Ayatollah Ali Khamenei made the announcement in a televised address Jan. 8, calling the vaccines “forbidden.” The supreme leader named the Pfizer-BioNTech vaccine as one of the products that would be banned, despite its approval by other nations and high reported efficacy.
“They are completely untrustworthy,” he said. “If they were able to create a vaccine … why do they want to give it to us? Why don’t they use it themselves?”
Iran approved Sputnik V in late January and was hoping to jointly manufacture some doses. State media has reported that the first doses of Sputnik V are expected to arrive this week. Iran is also expected to eventually receive 1 million vaccine doses from China.
Amir Afkhami, an expert on the country’s public health system at George Washington University, said that while Iran has been relatively successful in treating recent pandemics, the Iranian supreme leader has “a long history of conspiratorial constructs and mind-set around biomedical issues.”
Afkhami said there were some practical reasons that Iran might favor a Russian vaccine rather than a U.S.-backed vaccine — at an estimated $9.95 per dose, Sputnik V is probably one of the cheaper vaccines.
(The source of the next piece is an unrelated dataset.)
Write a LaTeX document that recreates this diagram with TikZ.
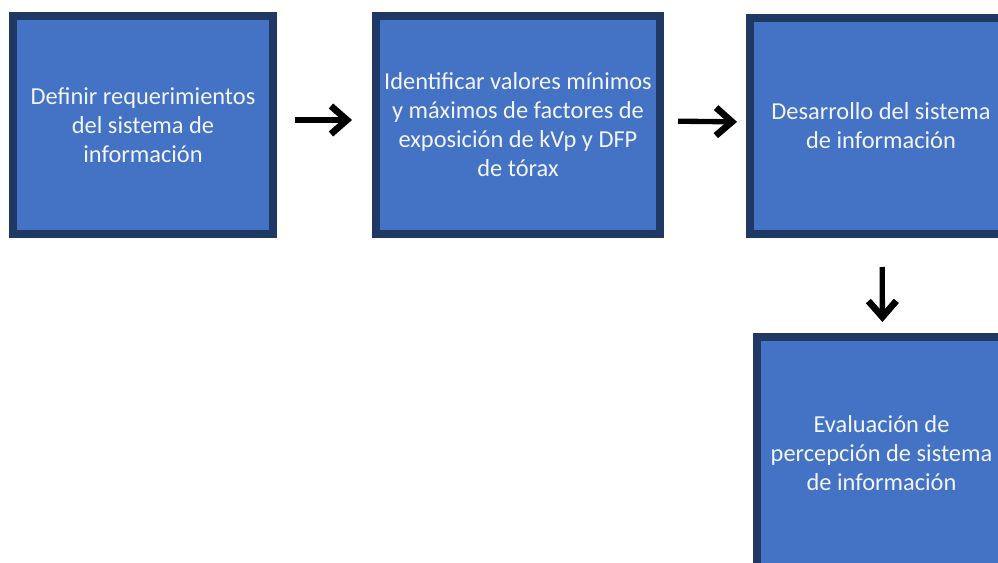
\documentclass[tikz,border=0pt]{standalone}
\usepackage{fontspec}
\setmainfont{Carlito}
\usetikzlibrary{arrows.meta}
\definecolor{boxfill}{HTML}{4472C4}
\definecolor{boxline}{HTML}{203864}
\definecolor{boxtext}{HTML}{F2F5FB}
\tikzset{
  stepbox/.style={draw=boxline, fill=boxfill, line width=6pt, outer sep=0pt,
    text=boxtext, align=center, inner sep=0pt,
    font=\fontsize{18.3}{21.75}\selectfont},
  flowarrow/.style={draw=black, line width=4pt,
    -{Straight Barb[length=12pt, width=21pt, line width=5pt]}},
}
\begin{document}
\begin{tikzpicture}[x=0.75pt, y=-0.75pt]
  \clip (0,0) rectangle (998,563);
  \fill[white] (0,0) rectangle (998,563);
  \node[stepbox, minimum width=195pt, minimum height=163.5pt] (b1) at (143,125)
    {Definir requerimientos\\del sistema de\\información};
  \node[stepbox, minimum width=213pt, minimum height=163.5pt] (b2) at (518,125)
    {Identificar valores mínimos\\y máximos de factores de\\exposición de kVp y DFP\\de tórax};
  \node[stepbox, minimum width=196.5pt, minimum height=162pt] (b3) at (881,126)
    {Desarrollo del sistema\\de información};
  \node[stepbox, minimum width=186.75pt, minimum height=174pt] (b4) at (881.5,453)
    {Evaluación de\\percepción de sistema\\de información};
  \draw[flowarrow, shorten <=16.5pt, shorten >=18pt]
    ([yshift=3.75pt]b1.east) -- ([yshift=3.75pt]b2.west);
  \draw[flowarrow, shorten <=13.5pt, shorten >=9.75pt]
    ([yshift=3pt]b2.east) -- ([yshift=3pt]b3.west);
  \draw[flowarrow, shorten <=24.75pt, shorten >=11.25pt]
    ([xshift=0.75pt]b3.south) -- ([xshift=0.75pt]b4.north);
\end{tikzpicture}
\end{document}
However, he said that the justification was probably an attempt to “portray the regime as competent in view of the many missteps it’s had during the pandemic.”
Khamenei’s move to block some foreign vaccines came amid Iranian claims that U.S. financial sanctions were blocking access to Covax, which has bought doses of a number of U.S.- and British-backed vaccines.
The Iranian Medical Council, the country’s main physicians association, pushed back on the decision after Khamenei’s announcement. “All decisions should be based on science,” the group said in a public letter.
Taiwan
Taiwanese officials reiterated last month that vaccines made in China were banned from import, with the island’s Mainland Affairs Council telling Reuters that vaccination was a medical matter and that it “should not be used as political propaganda.”
The announcement came after reports that China, which claims sovereignty over self-governing Taiwan, was offering free domestically produced vaccine to the roughly 400,000 Taiwanese citizens who live in China.
Taiwan’s government has cast doubt on vaccines made by Chinese companies such as Sinopharm and Sinovac, publicizing rules that say anyone who receives the vaccines would be required to quarantine upon arrival in Taiwan.
Huang said there were genuine health concerns about Chinese-made vaccines. Like the developers of Sputnik V, Chinese developers had not released full Phase 3 data before making their vaccines available. Early data from some countries suggested they were notably less effective than some rivals.
“There are political concerns, but there are also big concerns about the safety and effectiveness of China-made vaccines,” Huang said.
Although vaccinations are not expected to begin until March, Taiwan has procured around 15 million doses for its population of 25 million. Ten million of the doses come directly from British-Swedish firm AstraZeneca and 5 million through the Covax program.
A representative of the Taipei Economic and Cultural Representative Office in the United States said that negotiations were ongoing for an additional 5 million doses.
However, Taiwan has a luxury that Ukraine and Iran do not have — a relatively contained outbreak. With only 912 confirmed cases, eight deaths and tightly controlled borders, the island has resumed relatively normal life, although mass gatherings remain discouraged.